= WRITTEN TASK =
Each line of the data that includes the string "LaTeX" is to be copied out.

= PROVIDED MATERIAL =
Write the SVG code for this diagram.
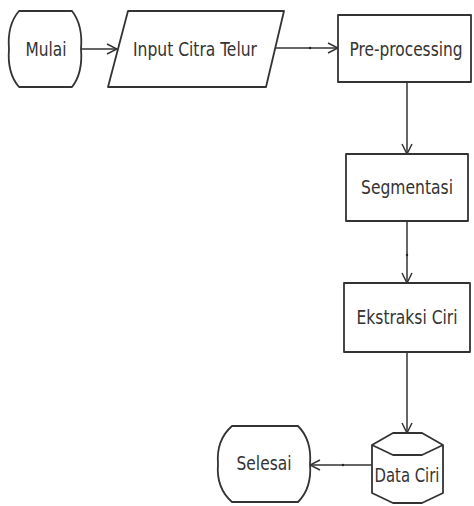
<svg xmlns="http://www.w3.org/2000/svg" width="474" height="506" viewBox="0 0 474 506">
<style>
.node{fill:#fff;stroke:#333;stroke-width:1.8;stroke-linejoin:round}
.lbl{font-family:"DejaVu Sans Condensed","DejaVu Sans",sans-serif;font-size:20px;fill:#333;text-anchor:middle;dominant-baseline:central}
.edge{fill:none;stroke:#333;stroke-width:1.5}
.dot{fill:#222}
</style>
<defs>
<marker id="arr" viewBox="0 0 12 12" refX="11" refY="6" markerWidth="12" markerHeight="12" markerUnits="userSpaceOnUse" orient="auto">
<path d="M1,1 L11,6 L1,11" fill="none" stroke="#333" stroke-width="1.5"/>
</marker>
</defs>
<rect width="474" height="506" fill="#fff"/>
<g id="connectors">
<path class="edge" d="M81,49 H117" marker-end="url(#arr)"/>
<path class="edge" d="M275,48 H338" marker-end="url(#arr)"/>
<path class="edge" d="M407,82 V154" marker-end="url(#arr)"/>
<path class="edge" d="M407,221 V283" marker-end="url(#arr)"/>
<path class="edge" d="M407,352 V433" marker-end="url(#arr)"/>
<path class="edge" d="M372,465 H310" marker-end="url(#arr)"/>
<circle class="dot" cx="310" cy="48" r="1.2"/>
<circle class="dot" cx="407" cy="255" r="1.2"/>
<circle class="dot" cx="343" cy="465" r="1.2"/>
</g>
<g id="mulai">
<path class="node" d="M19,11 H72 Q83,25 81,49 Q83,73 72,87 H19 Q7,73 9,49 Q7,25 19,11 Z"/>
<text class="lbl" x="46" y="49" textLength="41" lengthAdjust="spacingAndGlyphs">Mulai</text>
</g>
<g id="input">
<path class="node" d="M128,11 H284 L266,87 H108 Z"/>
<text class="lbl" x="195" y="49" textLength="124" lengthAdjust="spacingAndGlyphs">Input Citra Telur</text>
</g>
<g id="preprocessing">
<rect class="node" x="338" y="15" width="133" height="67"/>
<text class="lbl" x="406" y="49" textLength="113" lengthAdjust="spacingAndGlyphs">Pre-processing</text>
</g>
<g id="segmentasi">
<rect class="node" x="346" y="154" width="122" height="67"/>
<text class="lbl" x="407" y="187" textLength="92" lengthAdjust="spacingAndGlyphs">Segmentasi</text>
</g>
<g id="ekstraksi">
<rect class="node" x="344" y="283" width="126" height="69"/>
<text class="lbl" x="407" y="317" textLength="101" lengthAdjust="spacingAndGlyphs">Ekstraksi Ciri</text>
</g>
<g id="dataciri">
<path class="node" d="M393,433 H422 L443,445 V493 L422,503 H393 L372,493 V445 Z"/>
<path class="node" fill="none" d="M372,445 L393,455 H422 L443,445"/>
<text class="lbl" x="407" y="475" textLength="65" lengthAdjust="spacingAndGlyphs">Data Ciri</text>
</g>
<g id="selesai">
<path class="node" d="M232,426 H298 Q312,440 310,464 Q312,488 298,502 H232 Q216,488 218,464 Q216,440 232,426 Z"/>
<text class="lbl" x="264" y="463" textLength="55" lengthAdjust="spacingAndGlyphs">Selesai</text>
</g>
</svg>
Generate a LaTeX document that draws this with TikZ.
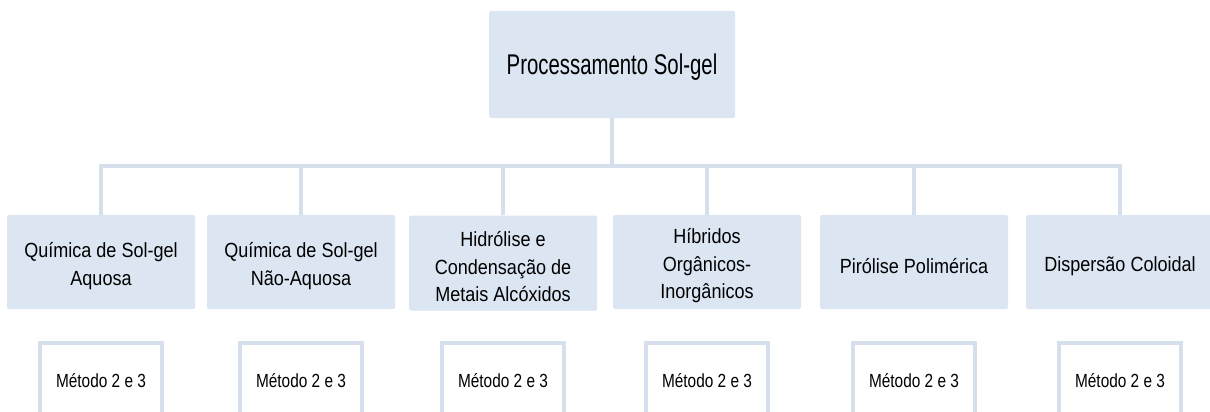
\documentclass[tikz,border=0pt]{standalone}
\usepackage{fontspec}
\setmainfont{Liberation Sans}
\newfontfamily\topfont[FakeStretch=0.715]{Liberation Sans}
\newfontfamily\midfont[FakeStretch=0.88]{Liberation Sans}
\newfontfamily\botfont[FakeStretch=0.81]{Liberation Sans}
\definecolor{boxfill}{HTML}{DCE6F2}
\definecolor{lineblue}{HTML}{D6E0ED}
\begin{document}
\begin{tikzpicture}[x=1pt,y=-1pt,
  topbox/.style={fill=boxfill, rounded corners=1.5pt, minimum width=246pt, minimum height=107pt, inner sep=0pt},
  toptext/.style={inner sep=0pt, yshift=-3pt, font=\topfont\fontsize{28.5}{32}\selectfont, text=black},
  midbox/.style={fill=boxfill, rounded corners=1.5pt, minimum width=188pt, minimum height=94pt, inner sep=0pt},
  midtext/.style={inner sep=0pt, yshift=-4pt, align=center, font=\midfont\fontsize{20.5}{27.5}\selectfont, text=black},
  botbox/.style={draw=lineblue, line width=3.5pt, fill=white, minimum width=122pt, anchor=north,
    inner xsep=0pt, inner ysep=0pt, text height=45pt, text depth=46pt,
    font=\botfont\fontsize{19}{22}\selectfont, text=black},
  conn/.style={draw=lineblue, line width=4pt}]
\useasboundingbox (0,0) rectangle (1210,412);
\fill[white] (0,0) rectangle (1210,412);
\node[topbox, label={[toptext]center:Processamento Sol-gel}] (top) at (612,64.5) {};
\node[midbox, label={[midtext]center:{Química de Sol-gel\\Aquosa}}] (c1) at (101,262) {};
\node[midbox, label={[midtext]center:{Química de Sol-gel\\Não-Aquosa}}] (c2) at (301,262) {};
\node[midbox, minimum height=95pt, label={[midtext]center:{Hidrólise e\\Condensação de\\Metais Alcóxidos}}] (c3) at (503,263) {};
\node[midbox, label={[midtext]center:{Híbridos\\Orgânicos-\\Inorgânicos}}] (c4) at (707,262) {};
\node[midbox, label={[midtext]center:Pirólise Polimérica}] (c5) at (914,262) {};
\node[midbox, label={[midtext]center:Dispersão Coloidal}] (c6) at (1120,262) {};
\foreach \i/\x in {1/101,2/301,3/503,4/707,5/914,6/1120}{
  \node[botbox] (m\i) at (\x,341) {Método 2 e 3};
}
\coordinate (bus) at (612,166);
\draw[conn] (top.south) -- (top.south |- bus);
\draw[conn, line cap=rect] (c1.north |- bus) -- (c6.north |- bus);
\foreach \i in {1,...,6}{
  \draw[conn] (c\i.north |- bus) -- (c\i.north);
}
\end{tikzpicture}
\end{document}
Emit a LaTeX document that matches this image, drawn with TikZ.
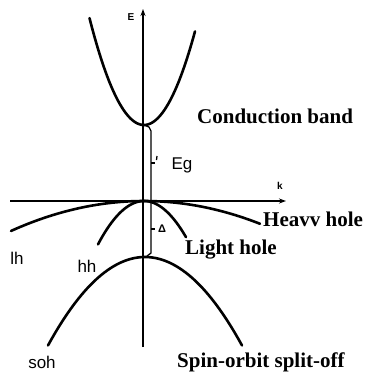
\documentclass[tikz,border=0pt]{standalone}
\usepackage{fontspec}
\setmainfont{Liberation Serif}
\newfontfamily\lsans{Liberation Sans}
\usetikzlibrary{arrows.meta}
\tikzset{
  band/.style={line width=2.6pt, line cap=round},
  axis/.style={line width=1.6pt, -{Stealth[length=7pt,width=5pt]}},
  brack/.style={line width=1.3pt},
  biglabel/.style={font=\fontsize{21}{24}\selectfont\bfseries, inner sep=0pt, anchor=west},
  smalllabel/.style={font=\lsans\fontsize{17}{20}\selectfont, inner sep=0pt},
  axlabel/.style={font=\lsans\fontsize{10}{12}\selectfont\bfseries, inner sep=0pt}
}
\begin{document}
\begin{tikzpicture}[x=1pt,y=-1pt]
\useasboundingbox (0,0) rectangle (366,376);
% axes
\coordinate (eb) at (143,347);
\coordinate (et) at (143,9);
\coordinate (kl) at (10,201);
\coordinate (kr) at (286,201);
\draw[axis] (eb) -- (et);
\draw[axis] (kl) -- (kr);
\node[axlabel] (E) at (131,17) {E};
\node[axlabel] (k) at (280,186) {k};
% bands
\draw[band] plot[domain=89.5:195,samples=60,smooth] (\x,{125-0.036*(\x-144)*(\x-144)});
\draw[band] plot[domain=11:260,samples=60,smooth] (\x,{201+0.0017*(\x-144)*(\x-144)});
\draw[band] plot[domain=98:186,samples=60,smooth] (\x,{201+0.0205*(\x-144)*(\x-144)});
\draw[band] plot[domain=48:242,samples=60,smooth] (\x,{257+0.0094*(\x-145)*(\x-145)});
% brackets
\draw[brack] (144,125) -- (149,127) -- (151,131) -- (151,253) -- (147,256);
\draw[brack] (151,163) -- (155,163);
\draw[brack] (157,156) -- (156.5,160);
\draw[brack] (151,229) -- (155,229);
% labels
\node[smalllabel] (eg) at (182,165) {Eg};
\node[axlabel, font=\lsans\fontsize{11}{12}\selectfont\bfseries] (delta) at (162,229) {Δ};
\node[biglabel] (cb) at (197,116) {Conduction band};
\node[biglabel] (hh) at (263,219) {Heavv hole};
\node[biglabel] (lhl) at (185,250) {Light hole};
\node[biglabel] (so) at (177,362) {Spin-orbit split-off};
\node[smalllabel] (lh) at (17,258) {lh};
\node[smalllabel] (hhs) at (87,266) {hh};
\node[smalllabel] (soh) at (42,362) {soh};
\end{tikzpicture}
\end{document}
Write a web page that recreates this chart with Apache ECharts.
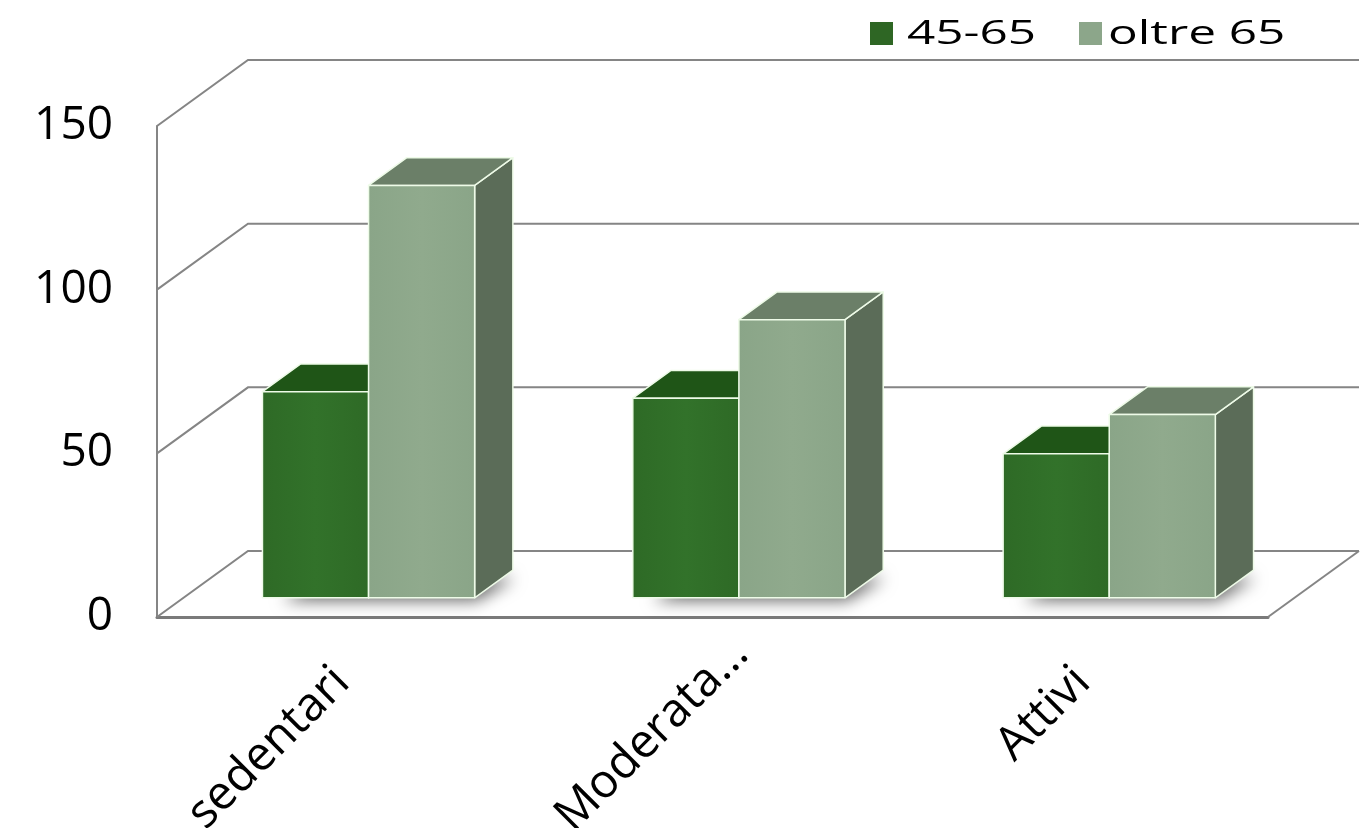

= RESPONSE =
Generate a LaTeX document that draws this with TikZ.
Emit a LaTeX document that matches this image, drawn with TikZ.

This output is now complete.